Een onderdeel van het werk dat Heleen echt voldoening geeft, is dat kinderen in een zo normaal mogelijk gezin opgroeien. “Ik zie kinderen echt opbloeien” vertelt Heleen. “In één van de gezinshuizen waar ik aan verbonden ben, wonen twee jongetjes en een meisje. Zij zijn broertjes en zusje van elkaar. Ik zie hoe ze ook écht broer en zus zijn: elkaar uitdagen, met elkaar spelen, lachen en keten, precies zoals het in een echt gezin ook zou gaan. Ik vind dat prachtig om te zien.” Ook spreekt Heleen haar trots richting gezinshuisouders uit: “Elk gezinshuis heeft zijn eigen kracht. Eén van de gezinshuisouders met wie ik werk, maakt er bij iedere gelegenheid een groot feest van. Bij verjaardagen is alles versierd, tijdens Sinterklaas mogen kinderen wel 10 keer hun schoen zetten en tijdens de vakanties worden er leuke uitjes georganiseerd. Bij andere gezinshuisouders is dit minder, maar zij zijn bijvoorbeeld weer enorm goed in jongeren richting zelfstandigheid helpen en gesprekken voeren. Ik geniet ervan om gezinshuisouders hierin te ondersteunen. En kinderen zichzelf zien ontwikkelen, maakt dit werk zo waardevol.”

Vanuit vertrouwen

Als ambulant hulpverlener ben je er vaak op de moeilijke momenten. Wanneer een gezinshuisouder advies vraagt, of wanneer een ouder ondersteuning nodig heeft. “Eén van de ouders met wie ik vaak contact heb, is een vader met zware psychische problemen. Hij is lastig om mee samen te werken en vertrouwt niemand. Mij laat hij gelukkig wel binnen. Toen deze vader eens enorm in paniek was en nergens terecht kon, belde hij mij zelf op. Dat vertrouwen, dat je iemand mag helpen om weer tot rust te komen in een lastige situatie, is heel bijzonder om te ontvangen.”

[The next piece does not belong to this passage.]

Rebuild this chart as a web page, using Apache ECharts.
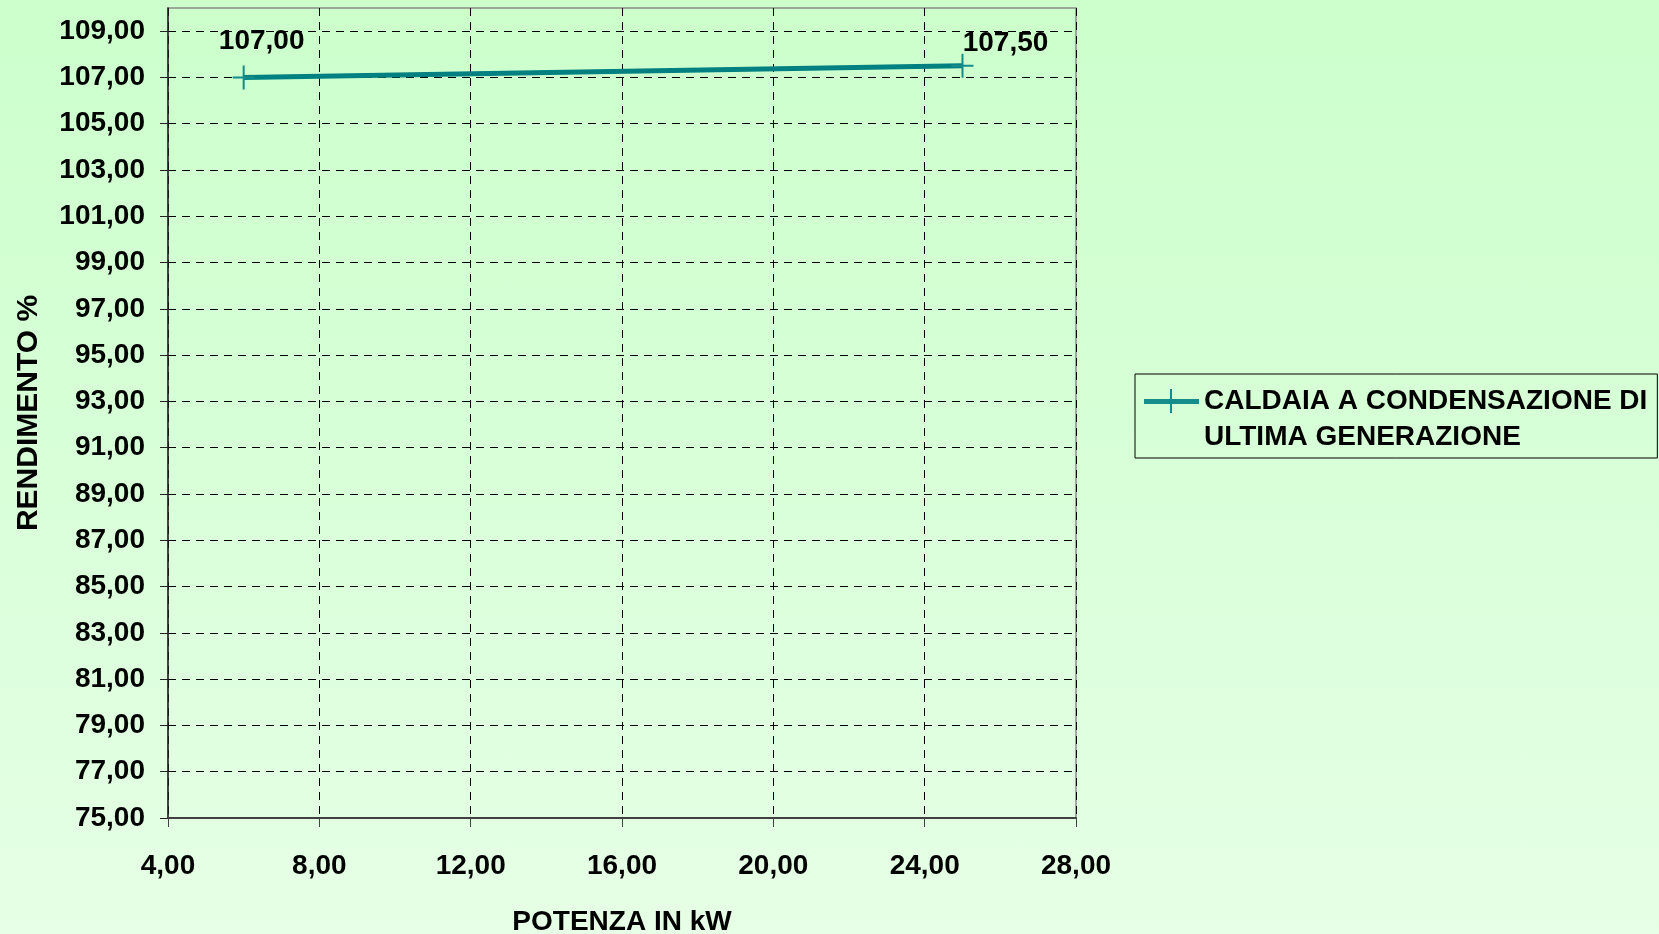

Het mooiste werk dat er is

“Soms denken hulpverleners dat een kernteam lastig is om mee samen te werken,” vertelt Heleen. “Maar dat zie ik niet zo. Natuurlijk zijn er uitdagende situaties, maar de samenwerking hierin maakt het werk juist heel waardevol. Wat het werk onderscheidt van andere functies in de jeugdzorg? “De langdurige betrokkenheid. Je bouwt een band op met de kinderen en jongeren, gezinshuisouders, de ouders, het netwerk en het kernteam. Ik wil een gezin niet achterlaten na een kort traject, maar meebouwen aan hun toekomst. Werken binnen gezinshuizen geeft mij die mogelijkheid.

Heleen hoeft niet lang na te denken over de vraag wat ze tegen andere ambulant hulpverleners zou willen zeggen die twijfelen over werken binnen gezinshuizen: “Gewoon doen! Het is prachtig werk. Geen dag is hetzelfde, je leert elke dag en je doet het samen met een gezellig, betrokken team. Het is uitdagend, maar ik vind het echt het mooiste werk dat er is.”